=== Stated exercise ===
Transcribe the records in full, keeping every character as it is.

[Records with drawing code]
-- begin --

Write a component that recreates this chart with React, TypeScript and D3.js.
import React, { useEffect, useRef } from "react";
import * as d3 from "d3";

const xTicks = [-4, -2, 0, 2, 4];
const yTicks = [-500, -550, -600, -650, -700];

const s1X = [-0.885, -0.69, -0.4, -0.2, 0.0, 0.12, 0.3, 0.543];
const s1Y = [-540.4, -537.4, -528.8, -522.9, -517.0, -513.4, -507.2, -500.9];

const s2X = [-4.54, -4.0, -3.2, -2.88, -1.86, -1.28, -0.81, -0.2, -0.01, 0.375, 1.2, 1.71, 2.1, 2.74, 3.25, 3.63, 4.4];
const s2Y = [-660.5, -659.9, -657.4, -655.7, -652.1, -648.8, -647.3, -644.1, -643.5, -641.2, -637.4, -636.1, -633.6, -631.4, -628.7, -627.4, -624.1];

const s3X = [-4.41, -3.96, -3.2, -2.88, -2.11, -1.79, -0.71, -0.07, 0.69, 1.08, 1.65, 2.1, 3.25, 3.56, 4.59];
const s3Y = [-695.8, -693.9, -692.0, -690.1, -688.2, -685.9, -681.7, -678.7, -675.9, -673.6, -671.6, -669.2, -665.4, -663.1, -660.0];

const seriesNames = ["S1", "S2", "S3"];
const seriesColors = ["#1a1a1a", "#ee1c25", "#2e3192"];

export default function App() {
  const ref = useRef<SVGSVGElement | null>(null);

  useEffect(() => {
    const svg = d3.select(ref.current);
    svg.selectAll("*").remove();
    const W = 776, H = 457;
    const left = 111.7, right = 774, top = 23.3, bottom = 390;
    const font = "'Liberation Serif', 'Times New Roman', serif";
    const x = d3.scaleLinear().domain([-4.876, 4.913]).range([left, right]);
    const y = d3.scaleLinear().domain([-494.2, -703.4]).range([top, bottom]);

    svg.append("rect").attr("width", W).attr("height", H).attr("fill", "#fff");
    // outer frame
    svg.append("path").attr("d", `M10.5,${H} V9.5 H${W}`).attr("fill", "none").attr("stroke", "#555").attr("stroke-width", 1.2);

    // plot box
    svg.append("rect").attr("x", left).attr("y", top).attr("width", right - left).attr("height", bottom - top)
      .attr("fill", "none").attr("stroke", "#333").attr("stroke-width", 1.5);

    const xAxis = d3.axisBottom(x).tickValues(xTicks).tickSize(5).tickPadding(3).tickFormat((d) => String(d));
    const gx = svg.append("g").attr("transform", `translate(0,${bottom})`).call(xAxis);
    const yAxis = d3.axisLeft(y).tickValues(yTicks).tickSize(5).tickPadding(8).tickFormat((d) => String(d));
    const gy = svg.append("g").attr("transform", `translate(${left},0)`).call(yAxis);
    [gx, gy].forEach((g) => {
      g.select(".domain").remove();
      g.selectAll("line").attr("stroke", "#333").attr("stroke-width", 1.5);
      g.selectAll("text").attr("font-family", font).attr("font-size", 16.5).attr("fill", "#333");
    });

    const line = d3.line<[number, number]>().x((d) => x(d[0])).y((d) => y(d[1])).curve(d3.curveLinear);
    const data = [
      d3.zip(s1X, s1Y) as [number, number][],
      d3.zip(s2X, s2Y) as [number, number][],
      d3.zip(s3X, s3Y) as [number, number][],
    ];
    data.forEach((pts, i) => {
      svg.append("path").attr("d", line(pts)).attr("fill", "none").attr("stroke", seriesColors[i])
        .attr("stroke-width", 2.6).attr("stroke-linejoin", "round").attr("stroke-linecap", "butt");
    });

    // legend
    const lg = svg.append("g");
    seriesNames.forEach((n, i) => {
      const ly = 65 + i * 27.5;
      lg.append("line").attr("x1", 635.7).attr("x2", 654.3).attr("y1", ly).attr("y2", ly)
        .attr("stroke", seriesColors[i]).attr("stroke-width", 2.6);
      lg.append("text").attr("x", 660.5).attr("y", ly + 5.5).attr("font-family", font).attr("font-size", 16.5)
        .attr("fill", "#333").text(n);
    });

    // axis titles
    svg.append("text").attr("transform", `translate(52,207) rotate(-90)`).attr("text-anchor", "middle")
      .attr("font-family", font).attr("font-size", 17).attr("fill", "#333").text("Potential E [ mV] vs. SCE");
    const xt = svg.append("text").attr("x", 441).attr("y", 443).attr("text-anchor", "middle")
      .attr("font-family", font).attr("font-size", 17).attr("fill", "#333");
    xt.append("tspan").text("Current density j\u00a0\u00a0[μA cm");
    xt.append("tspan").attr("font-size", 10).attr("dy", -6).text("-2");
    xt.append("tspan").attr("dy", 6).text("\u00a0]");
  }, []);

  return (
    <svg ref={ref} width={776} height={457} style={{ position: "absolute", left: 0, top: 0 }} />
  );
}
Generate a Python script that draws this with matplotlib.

-- end --

=== Solution to the exercise ===
Write a component that recreates this chart with React, TypeScript and D3.js.
import React, { useEffect, useRef } from "react";
import * as d3 from "d3";

const xTicks = [-4, -2, 0, 2, 4];
const yTicks = [-500, -550, -600, -650, -700];

const s1X = [-0.885, -0.69, -0.4, -0.2, 0.0, 0.12, 0.3, 0.543];
const s1Y = [-540.4, -537.4, -528.8, -522.9, -517.0, -513.4, -507.2, -500.9];

const s2X = [-4.54, -4.0, -3.2, -2.88, -1.86, -1.28, -0.81, -0.2, -0.01, 0.375, 1.2, 1.71, 2.1, 2.74, 3.25, 3.63, 4.4];
const s2Y = [-660.5, -659.9, -657.4, -655.7, -652.1, -648.8, -647.3, -644.1, -643.5, -641.2, -637.4, -636.1, -633.6, -631.4, -628.7, -627.4, -624.1];

const s3X = [-4.41, -3.96, -3.2, -2.88, -2.11, -1.79, -0.71, -0.07, 0.69, 1.08, 1.65, 2.1, 3.25, 3.56, 4.59];
const s3Y = [-695.8, -693.9, -692.0, -690.1, -688.2, -685.9, -681.7, -678.7, -675.9, -673.6, -671.6, -669.2, -665.4, -663.1, -660.0];

const seriesNames = ["S1", "S2", "S3"];
const seriesColors = ["#1a1a1a", "#ee1c25", "#2e3192"];

export default function App() {
  const ref = useRef<SVGSVGElement | null>(null);

  useEffect(() => {
    const svg = d3.select(ref.current);
    svg.selectAll("*").remove();
    const W = 776, H = 457;
    const left = 111.7, right = 774, top = 23.3, bottom = 390;
    const font = "'Liberation Serif', 'Times New Roman', serif";
    const x = d3.scaleLinear().domain([-4.876, 4.913]).range([left, right]);
    const y = d3.scaleLinear().domain([-494.2, -703.4]).range([top, bottom]);

    svg.append("rect").attr("width", W).attr("height", H).attr("fill", "#fff");
    // outer frame
    svg.append("path").attr("d", `M10.5,${H} V9.5 H${W}`).attr("fill", "none").attr("stroke", "#555").attr("stroke-width", 1.2);

    // plot box
    svg.append("rect").attr("x", left).attr("y", top).attr("width", right - left).attr("height", bottom - top)
      .attr("fill", "none").attr("stroke", "#333").attr("stroke-width", 1.5);

    const xAxis = d3.axisBottom(x).tickValues(xTicks).tickSize(5).tickPadding(3).tickFormat((d) => String(d));
    const gx = svg.append("g").attr("transform", `translate(0,${bottom})`).call(xAxis);
    const yAxis = d3.axisLeft(y).tickValues(yTicks).tickSize(5).tickPadding(8).tickFormat((d) => String(d));
    const gy = svg.append("g").attr("transform", `translate(${left},0)`).call(yAxis);
    [gx, gy].forEach((g) => {
      g.select(".domain").remove();
      g.selectAll("line").attr("stroke", "#333").attr("stroke-width", 1.5);
      g.selectAll("text").attr("font-family", font).attr("font-size", 16.5).attr("fill", "#333");
    });

    const line = d3.line<[number, number]>().x((d) => x(d[0])).y((d) => y(d[1])).curve(d3.curveLinear);
    const data = [
      d3.zip(s1X, s1Y) as [number, number][],
      d3.zip(s2X, s2Y) as [number, number][],
      d3.zip(s3X, s3Y) as [number, number][],
    ];
    data.forEach((pts, i) => {
      svg.append("path").attr("d", line(pts)).attr("fill", "none").attr("stroke", seriesColors[i])
        .attr("stroke-width", 2.6).attr("stroke-linejoin", "round").attr("stroke-linecap", "butt");
    });

    // legend
    const lg = svg.append("g");
    seriesNames.forEach((n, i) => {
      const ly = 65 + i * 27.5;
      lg.append("line").attr("x1", 635.7).attr("x2", 654.3).attr("y1", ly).attr("y2", ly)
        .attr("stroke", seriesColors[i]).attr("stroke-width", 2.6);
      lg.append("text").attr("x", 660.5).attr("y", ly + 5.5).attr("font-family", font).attr("font-size", 16.5)
        .attr("fill", "#333").text(n);
    });

    // axis titles
    svg.append("text").attr("transform", `translate(52,207) rotate(-90)`).attr("text-anchor", "middle")
      .attr("font-family", font).attr("font-size", 17).attr("fill", "#333").text("Potential E [ mV] vs. SCE");
    const xt = svg.append("text").attr("x", 441).attr("y", 443).attr("text-anchor", "middle")
      .attr("font-family", font).attr("font-size", 17).attr("fill", "#333");
    xt.append("tspan").text("Current density j\u00a0\u00a0[μA cm");
    xt.append("tspan").attr("font-size", 10).attr("dy", -6).text("-2");
    xt.append("tspan").attr("dy", 6).text("\u00a0]");
  }, []);

  return (
    <svg ref={ref} width={776} height={457} style={{ position: "absolute", left: 0, top: 0 }} />
  );
}
Generate a Python script that draws this with matplotlib.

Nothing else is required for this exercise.